Optimized Ensemble Deep Learning for Real-Time Intrusion Detection on Resource-Constrained Raspberry Pi Devices

The rapid growth of Internet of Things (IoT) networks has increased security risks, making it essential to have effective Intrusion Detection Systems (IDS) for real-time threat detection. Deep learning techniques offer promising solutions for such detection due to their superior complex pattern recognition and anomaly detection capabilities in large datasets. This paper proposes an optimized ensemble-based IDS designed specifically for efficient deployment on edge hardware. However, deploying such computationally intensive models on resource-limited edge devices remains a significant challenge due to model size and computational overhead on devices with limited processing capabilities. Building upon our previously developed stacked Long Short-Term Memory (LSTM) model integrated with ANOVA feature selection, we optimize it by integrating dual-stage model compression: pruning and quantization to create a lightweight model suitable for real-time inference on Raspberry Pi devices. To evaluate the system under realistic conditions, we combined with a Kafka-based testbed to simulate dynamic IoT environments with variable traffic loads, delays, and multiple simultaneous attack sources.

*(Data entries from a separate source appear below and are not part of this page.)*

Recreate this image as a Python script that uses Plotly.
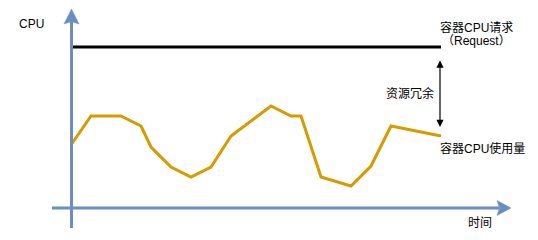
import plotly.graph_objects as go

# ---- data ----
time = [0, 2, 5, 7, 8, 10, 12, 14, 16, 20, 22, 23, 25, 28, 30, 32, 37]
cpu_usage = [6.3, 9.2, 9.2, 8.2, 6.1, 4.1, 3.1, 4.1, 7.2, 10.2, 9.2, 9.2, 3.1, 2.2, 4.2, 8.2, 7.2]
request_time = [0, 37]
request_value = [16.1, 16.1]

labels = {
    "ylabel": "CPU",
    "xlabel": "时间",
    "request": "容器CPU请求",
    "request2": "（Request）",
    "slack": "资源冗余",
    "usage": "容器CPU使用量",
}

# pixel -> data helpers (used only for decoration placement)
def tx(px):
    return (px - 71) / 10

def cy(py):
    return (208 - py) / 10

AXIS = "#6C8EBF"
ORANGE = "#D79B00"
FONT = "Liberation Sans, Arial, Noto Sans CJK SC, sans-serif"

fig = go.Figure()
fig.add_trace(go.Scatter(x=time, y=cpu_usage, mode="lines",
                         line=dict(color=ORANGE, width=3), hoverinfo="skip"))
fig.add_trace(go.Scatter(x=request_time, y=request_value, mode="lines",
                         line=dict(color="black", width=3), hoverinfo="skip"))

shapes = []
# x axis line
shapes.append(dict(type="line", xref="x", yref="y", x0=tx(52), x1=tx(499), y0=cy(208), y1=cy(208),
                   line=dict(color=AXIS, width=3), layer="above"))
# x axis arrow head
shapes.append(dict(type="path", xref="x", yref="y",
                   path=f"M {tx(511)} {cy(208)} L {tx(497)} {cy(200.5)} L {tx(499.5)} {cy(208)} L {tx(497)} {cy(215.5)} Z",
                   fillcolor=AXIS, line=dict(color=AXIS, width=0.5), layer="above"))
# y axis line
shapes.append(dict(type="line", xref="x", yref="y", x0=tx(71.5), x1=tx(71.5), y0=cy(228), y1=cy(21),
                   line=dict(color=AXIS, width=3), layer="above"))
# y axis arrow head
shapes.append(dict(type="path", xref="x", yref="y",
                   path=f"M {tx(71.5)} {cy(9)} L {tx(64)} {cy(24)} L {tx(71.5)} {cy(21.5)} L {tx(79)} {cy(24)} Z",
                   fillcolor=AXIS, line=dict(color=AXIS, width=0.5), layer="above"))

annotations = []
# double-headed arrow (resource slack)
annotations.append(dict(x=tx(440), y=cy(127), ax=tx(440), ay=cy(59), xref="x", yref="y",
                        axref="x", ayref="y", text="", showarrow=True,
                        arrowhead=2, startarrowhead=2, arrowside="end+start",
                        arrowsize=1.2, startarrowsize=1.2, arrowwidth=1.2, arrowcolor="black"))

def txt(s, px, py, xanchor="center"):
    annotations.append(dict(x=tx(px), y=cy(py), xref="x", yref="y", text=s, showarrow=False,
                            xanchor=xanchor, yanchor="middle",
                            font=dict(family=FONT, size=12, color="black")))

txt(labels["ylabel"], 31, 24)
txt(labels["request"], 476, 27)
txt(labels["request2"], 476, 41)
txt(labels["slack"], 410, 93)
txt(labels["usage"], 482, 148)
txt(labels["xlabel"], 480, 223)

fig.update_layout(
    width=538, height=240,
    margin=dict(l=0, r=0, t=0, b=0),
    paper_bgcolor="white", plot_bgcolor="white",
    showlegend=False,
    xaxis=dict(range=[tx(0), tx(538)], visible=False, fixedrange=True),
    yaxis=dict(range=[cy(240), cy(0)], visible=False, fixedrange=True),
    shapes=shapes, annotations=annotations,
)

fig.write_html("out.html", config={"displayModeBar": False})
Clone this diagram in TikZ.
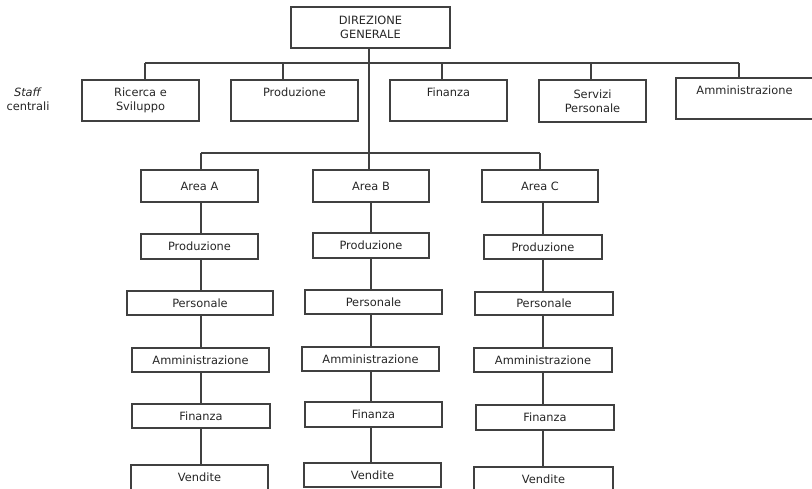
\documentclass[tikz,border=0pt]{standalone}
\usepackage{fontspec}
\setmainfont{DejaVu Sans}
\begin{document}
\begin{tikzpicture}[x=1pt,y=-1pt,
  line width=1.3pt,
  every node/.style={font=\fontsize{11.4}{14}\selectfont, text=black!85},
  box/.style={draw=black!75, rectangle, inner sep=0pt, align=center},
  topline/.style={text depth=16pt},
  link/.style={draw=black!75, line width=1.3pt}]
\useasboundingbox (0,0) rectangle (812,488);
\clip (0,0) rectangle (812,488);

% top management
\node[box, minimum width=159, minimum height=41] (dg) at (370.5,27.5) {DIREZIONE\\GENERALE};

% central staff units
\node[box, minimum width=117, minimum height=41] (s1) at (140.5,100.5) {Ricerca e\\Sviluppo};
\node[box, topline, minimum width=127, minimum height=41] (s2) at (294.5,100.5) {Produzione};
\node[box, topline, minimum width=117, minimum height=41] (s3) at (448.5,100.5) {Finanza};
\node[box, minimum width=107, minimum height=42] (s4) at (592.5,101) {Servizi\\Personale};
\node[box, topline, minimum width=137, minimum height=41] (s5) at (744.5,98.5) {Amministrazione};

\node[align=center, inner sep=0pt] (stafflbl) at (28,99.5) {\textit{Staff}\\centrali};

% staff bus
\coordinate (b1) at (145,63);
\coordinate (b2) at (283,63);
\coordinate (b3) at (442,63);
\coordinate (b4) at (591,63);
\coordinate (b5) at (739,63);
\draw[link] (b1) -- (b5);
\draw[link] (b1) -- (b1 |- s1.north);
\draw[link] (b2) -- (b2 |- s2.north);
\draw[link] (b3) -- (b3 |- s3.north);
\draw[link] (b4) -- (b4 |- s4.north);
\draw[link] (b5) -- (b5 |- s5.north);

% column axes
\coordinate (colA) at (201,0);
\coordinate (colB) at (371,0);
\coordinate (colC) at (543,0);
\coordinate (trunk) at (369,0);

% business areas
\node[box, minimum width=117, minimum height=32] (aA) at (199.5,186) {Area A};
\node[box, minimum width=116, minimum height=32] (aB) at (371,186) {Area B};
\node[box, minimum width=116, minimum height=32] (aC) at (540,186) {Area C};

\coordinate (ba) at (201,153);
\coordinate (bc) at (540,153);
\draw[link] (ba) -- (bc);
\draw[link] (ba) -- (ba |- aA.north);
\draw[link] (bc) -- (bc |- aC.north);
\draw[link] (trunk |- dg.south) -- (trunk |- aB.north);

% functions of area A
\node[box, minimum width=117, minimum height=25] (pA) at (199.5,246.5) {Produzione};
\node[box, minimum width=146, minimum height=24] (rA) at (200,303) {Personale};
\node[box, minimum width=137, minimum height=24] (mA) at (200.5,360) {Amministrazione};
\node[box, minimum width=138, minimum height=24] (fA) at (201,416) {Finanza};
\node[box, minimum width=137, minimum height=25] (vA) at (199.5,477.5) {Vendite};

% functions of area B
\node[box, minimum width=116, minimum height=25] (pB) at (371,245.5) {Produzione};
\node[box, minimum width=137, minimum height=24] (rB) at (373.5,302) {Personale};
\node[box, minimum width=137, minimum height=24] (mB) at (370.5,359) {Amministrazione};
\node[box, minimum width=137, minimum height=25] (fB) at (373.5,414.5) {Finanza};
\node[box, minimum width=137, minimum height=24] (vB) at (372.5,475) {Vendite};

% functions of area C
\node[box, minimum width=118, minimum height=24] (pC) at (543,247) {Produzione};
\node[box, minimum width=138, minimum height=23] (rC) at (544,303.5) {Personale};
\node[box, minimum width=138, minimum height=24] (mC) at (543,360) {Amministrazione};
\node[box, minimum width=138, minimum height=25] (fC) at (545,417.5) {Finanza};
\node[box, minimum width=139, minimum height=25] (vC) at (543.5,479.5) {Vendite};

% vertical chains
\foreach \c/\u/\l in {colA/aA/pA, colA/pA/rA, colA/rA/mA, colA/mA/fA, colA/fA/vA,
                      colB/aB/pB, colB/pB/rB, colB/rB/mB, colB/mB/fB, colB/fB/vB,
                      colC/aC/pC, colC/pC/rC, colC/rC/mC, colC/mC/fC, colC/fC/vC}
  \draw[link] (\c |- \u.south) -- (\c |- \l.north);
\end{tikzpicture}
\end{document}
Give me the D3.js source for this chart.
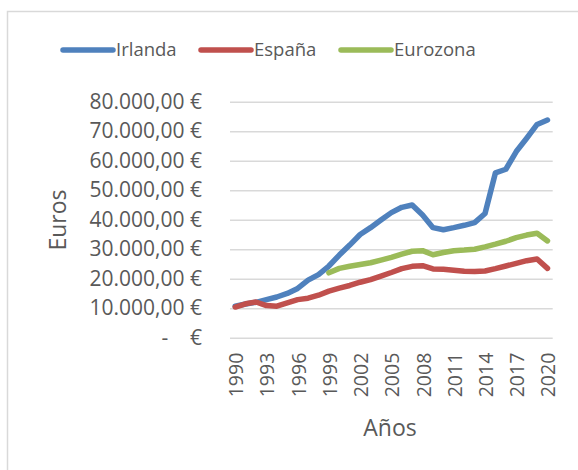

This enables the assessment of detection performance under varying traffic volumes, latency, and overlapping attack scenarios. The proposed system maintains high detection performance with accuracy of 97.3% across all test scenarios, while efficiently leveraging multi-core processing with peak CPU usage reaching 111.8%. These results demonstrate the system’s practical viability for real-time IoT security at the edge.